18 July 2023—It’s almost time to submit your session proposal for the next Annual Meeting. Learn how to get started at the SSA mentoring session on 25 July.
Organizing a session for the SSA Annual Meeting is one of the best ways to make a splash in the global seismological community, so get your proposals ready. Submissions open in August, and you won’t want to miss this career-advancing opportunity.
“It’s a great way to get your name out and establish yourself in a particular research area,” says SSA 2024 Co-Chair Michael West. “It’s great personal publicity.”
It’s also an important way to ensure that the meeting serves the needs of members across the SSA community. “When you propose a session, you get to steer the science, and that really does impact who will attend,” West says, explaining that one session description can be the draw for many researchers worldwide who share the same scientific interests.
West looks forward to reviewing proposals with his fellow co-chair and University of Alaska Fairbanks colleague Carl Tape and encourages every member to submit one.

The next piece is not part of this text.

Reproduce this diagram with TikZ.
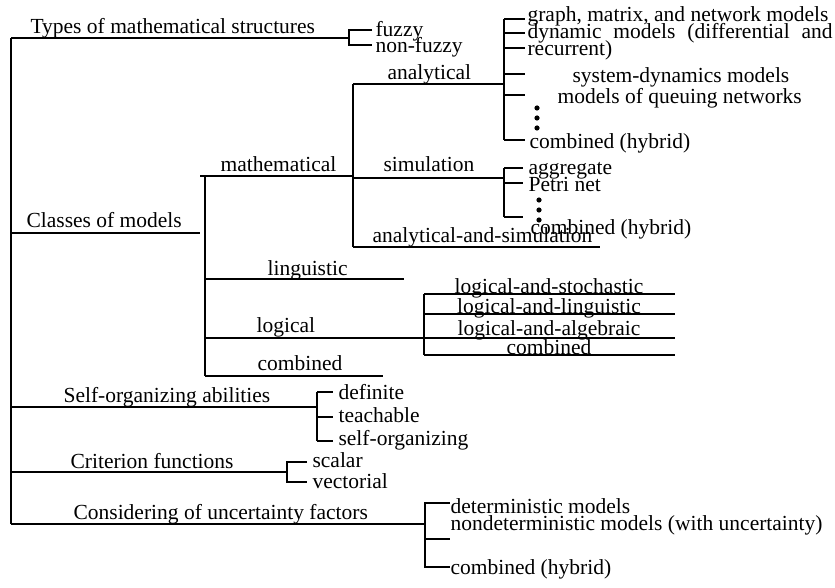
\documentclass[tikz,border=0pt]{standalone}
\usepackage{fontspec}
\setmainfont{Liberation Serif}
\begin{document}
\begin{tikzpicture}[x=1pt,y=-1pt,line width=1.1pt,
  lbl/.style={font=\fontsize{21.5}{24}\selectfont,inner sep=0pt,anchor=base west},
  clbl/.style={font=\fontsize{21.5}{24}\selectfont,inner sep=0pt,anchor=base},
  dotmark/.style={circle,fill=black,inner sep=0pt,minimum size=5.2pt}]
\useasboundingbox (0,0) rectangle (835,588);
% ---------- junction coordinates ----------
\coordinate (top) at (11,38);
\coordinate (bot) at (11,524);
\coordinate (typesE) at (349,38);
\coordinate (classW) at (11,233);
\coordinate (classE) at (200,233);
\coordinate (selfW) at (11,407);
\coordinate (selfE) at (317,407);
\coordinate (critW) at (11,472);
\coordinate (critE) at (287,472);
\coordinate (consE) at (425,524);
% main trunk
\draw (top) -- (bot);
% types
\draw (top) -- (typesE);
\draw (372,30) -- (349,30) -- (349,45) -- (372,45);
\node[lbl] (types) at (30,34) {Types of mathematical structures};
\node[lbl] (fuzzy) at (375,37) {fuzzy};
\node[lbl] (nonfuzzy) at (375,53) {non-fuzzy};
% classes
\draw (classW) -- (classE);
\node[lbl] (classes) at (26,228) {Classes of models};
\coordinate (mathA) at (205,176);
\coordinate (mathB) at (205,376);
\draw (mathA) -- (mathB);
\coordinate (mathW) at (200,176);
\coordinate (mathE) at (353,176);
\draw (mathW) -- (mathE);
\node[lbl] (mathematical) at (220,172) {mathematical};
\coordinate (subA) at (353,84);
\coordinate (subB) at (353,247);
\draw (subA) -- (subB);
% analytical
\coordinate (anaE) at (505,84);
\draw (subA) -- (anaE);
\node[lbl] (analytical) at (387,80) {analytical};
\draw (504,19) -- (504,140);
\foreach \yy in {19,33,48,74,95,140} \draw (504,\yy) -- (525,\yy);
\node[lbl] (graph) at (527,22) {graph, matrix, and network models};
\node[lbl] (dyn) at (527,39) {\makebox[305pt][s]{dynamic models (differential and}};
\node[lbl] (recur) at (527,56) {recurrent)};
\node[lbl] (sysdyn) at (572,83) {system-dynamics models};
\node[lbl] (queue) at (557,104) {models of queuing networks};
\node[dotmark] (d1) at (537,108) {};
\node[dotmark] (d2) at (537,118) {};
\node[dotmark] (d3) at (537,128) {};
\node[lbl] (comb1) at (529,149) {combined (hybrid)};
% simulation
\coordinate (simW) at (353,178);
\coordinate (simE) at (504,178);
\draw (simW) -- (simE);
\node[lbl] (simulation) at (383,172) {simulation};
\draw (504,168) -- (504,217);
\foreach \yy in {168,183,217} \draw (504,\yy) -- (523,\yy);
\node[lbl] (aggr) at (528,175) {aggregate};
\node[lbl] (petri) at (528,192) {Petri net};
\node[dotmark] (e1) at (539,200) {};
\node[dotmark] (e2) at (539,210) {};
\node[dotmark] (e3) at (539,220) {};
\node[lbl] (comb2) at (530,234) {combined (hybrid)};
% analytical-and-simulation
\draw (subB) -- (600,247);
\node[lbl] (anasim) at (372,242) {analytical-and-simulation};
% linguistic
\draw (205,279) -- (404,279);
\node[lbl] (ling) at (267,275) {linguistic};
% logical
\draw (205,338) -- (675,338);
\node[lbl] (logical) at (256,332) {logical};
\draw (424,294) -- (424,355);
\draw (424,294) -- (675,294);
\draw (424,314) -- (675,314);
\draw (424,355) -- (675,355);
\node[clbl] (lstoch) at (549,293) {logical-and-stochastic};
\node[clbl] (lling) at (549,313) {logical-and-linguistic};
\node[clbl] (lalg) at (549,335) {logical-and-algebraic};
\node[clbl] (lcomb) at (549,354) {combined};
% combined
\draw (mathB) -- (383,376);
\node[lbl] (comb3) at (257,370) {combined};
% self-organizing
\draw (selfW) -- (selfE);
\node[lbl] (selforg) at (63,402) {Self-organizing abilities};
\draw (317,392) -- (317,441);
\foreach \yy in {392,417,441} \draw (317,\yy) -- (333,\yy);
\node[lbl] (definite) at (338,399) {definite};
\node[lbl] (teach) at (338,422) {teachable};
\node[lbl] (selforg2) at (338,445) {self-organizing};
% criterion
\draw (critW) -- (critE);
\node[lbl] (crit) at (70,468) {Criterion functions};
\draw (307,462) -- (287,462) -- (287,482) -- (307,482);
\node[lbl] (scalar) at (312,467) {scalar};
\node[lbl] (vect) at (312,488) {vectorial};
% considering
\draw (bot) -- (consE);
\node[lbl] (cons) at (73,519) {Considering of uncertainty factors};
\draw (450,503) -- (425,503) -- (425,567) -- (450,567);
\draw (425,539) -- (450,539);
\node[lbl] (det) at (450,513) {deterministic models};
\node[lbl] (nondet) at (450,530) {nondeterministic models (with uncertainty)};
\node[lbl] (comb4) at (450,574) {combined (hybrid)};
\end{tikzpicture}
\end{document}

Where to start? If you’ve never organized a session before (or just want a few tips about the process), be sure to register for “General Advice for SSA Members and How to Convene a Session at the Annual Meeting,” an online mentoring session on Tuesday, 25 July at noon Pacific. SSA mentors Sean Ahdi (U.S. Geological Survey), Renate Hartog (University of Washington), German Prieto (Universidad Nacional de Colombia) and Elizabeth Vanacore (University of Puerto Rico at Mayagüez) will walk participants through the process and field questions in this one-hour session offered free of charge for all SSA members.
That advice will include casting as wide a net as possible for the co-conveners that will join your session, looking beyond your institution and home country for members who are just starting their professional journeys as well as more senior members.
Daniel Trugman, the 2023 recipient of SSA’s Charles F. Richter Early-Award, says that convening requires careful thought and planning, but is well worth the effort. “Convening a session can be quite rewarding because you can help to build a community of scientists from around the world that are all interested in the same important problem. This can really help early-career researchers, or anyone, really, make connections to people you may not ordinarily meet, which can then catalyze new scientific directions, collaborations, funding opportunities.”
Need another reason to submit a session? “It’s fun,” West says. “You get to run the session. You get to choose how to introduce the topics, how to frame the discussions.” You feel a little extra confidence when you stride up to the meeting registration booth and say you’re a convener, he says. “It’s a title that carries some weight.”